[Exercise goal] Your answer should be a single number: the count of lines that include the word "script".

[Provided records]
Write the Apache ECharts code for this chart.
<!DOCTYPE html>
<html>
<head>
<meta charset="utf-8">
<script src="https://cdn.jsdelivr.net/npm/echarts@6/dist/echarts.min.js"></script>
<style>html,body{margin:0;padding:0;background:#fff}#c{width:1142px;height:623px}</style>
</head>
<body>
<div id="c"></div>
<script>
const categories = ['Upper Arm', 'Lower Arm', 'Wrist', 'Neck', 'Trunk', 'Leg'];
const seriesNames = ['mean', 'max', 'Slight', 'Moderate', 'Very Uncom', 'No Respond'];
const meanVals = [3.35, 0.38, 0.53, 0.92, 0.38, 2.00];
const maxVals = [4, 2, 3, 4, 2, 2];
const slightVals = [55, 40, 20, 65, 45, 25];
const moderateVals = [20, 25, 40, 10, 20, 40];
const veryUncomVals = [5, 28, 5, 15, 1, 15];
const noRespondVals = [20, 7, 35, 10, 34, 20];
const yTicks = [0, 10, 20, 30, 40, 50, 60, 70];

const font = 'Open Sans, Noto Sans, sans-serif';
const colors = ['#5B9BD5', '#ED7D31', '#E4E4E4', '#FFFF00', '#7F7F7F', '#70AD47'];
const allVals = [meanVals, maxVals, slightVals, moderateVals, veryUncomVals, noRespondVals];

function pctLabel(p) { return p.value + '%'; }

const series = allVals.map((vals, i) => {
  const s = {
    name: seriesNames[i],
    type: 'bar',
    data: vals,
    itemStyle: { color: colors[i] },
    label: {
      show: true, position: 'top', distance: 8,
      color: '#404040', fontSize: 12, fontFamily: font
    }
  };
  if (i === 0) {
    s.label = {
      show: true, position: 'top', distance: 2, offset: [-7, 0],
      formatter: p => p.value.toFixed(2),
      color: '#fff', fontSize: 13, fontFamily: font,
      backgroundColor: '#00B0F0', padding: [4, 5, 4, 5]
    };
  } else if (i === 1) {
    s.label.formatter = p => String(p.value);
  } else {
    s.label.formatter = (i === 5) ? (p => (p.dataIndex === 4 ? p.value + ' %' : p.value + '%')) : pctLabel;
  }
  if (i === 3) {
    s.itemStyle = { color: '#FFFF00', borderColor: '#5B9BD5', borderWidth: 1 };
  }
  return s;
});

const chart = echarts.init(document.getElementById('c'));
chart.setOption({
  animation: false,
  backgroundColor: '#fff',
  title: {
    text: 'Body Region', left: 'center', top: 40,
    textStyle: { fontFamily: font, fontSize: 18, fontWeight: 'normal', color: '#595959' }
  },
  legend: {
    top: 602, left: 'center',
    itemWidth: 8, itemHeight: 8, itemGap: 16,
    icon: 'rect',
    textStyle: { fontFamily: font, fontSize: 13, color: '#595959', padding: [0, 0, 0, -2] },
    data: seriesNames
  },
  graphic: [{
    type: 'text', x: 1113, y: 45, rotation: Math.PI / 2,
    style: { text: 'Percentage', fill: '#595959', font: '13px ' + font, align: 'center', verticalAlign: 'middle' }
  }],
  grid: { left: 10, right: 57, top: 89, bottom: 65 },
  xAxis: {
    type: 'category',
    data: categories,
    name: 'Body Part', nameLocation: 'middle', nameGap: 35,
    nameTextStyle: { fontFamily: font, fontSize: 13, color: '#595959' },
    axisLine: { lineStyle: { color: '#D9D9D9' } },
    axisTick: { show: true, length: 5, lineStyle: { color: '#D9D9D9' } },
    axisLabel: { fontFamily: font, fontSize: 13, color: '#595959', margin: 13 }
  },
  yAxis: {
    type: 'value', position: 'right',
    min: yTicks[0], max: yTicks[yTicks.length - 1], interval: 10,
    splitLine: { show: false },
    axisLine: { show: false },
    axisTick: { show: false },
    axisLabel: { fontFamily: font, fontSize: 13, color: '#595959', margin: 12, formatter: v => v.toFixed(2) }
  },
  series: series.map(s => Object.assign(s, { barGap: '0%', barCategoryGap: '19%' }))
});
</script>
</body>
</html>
--
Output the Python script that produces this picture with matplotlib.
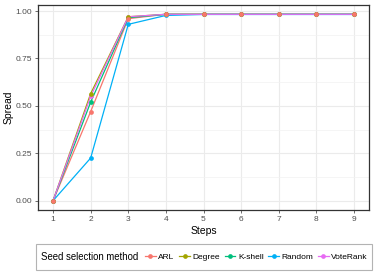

[Result for this task] 4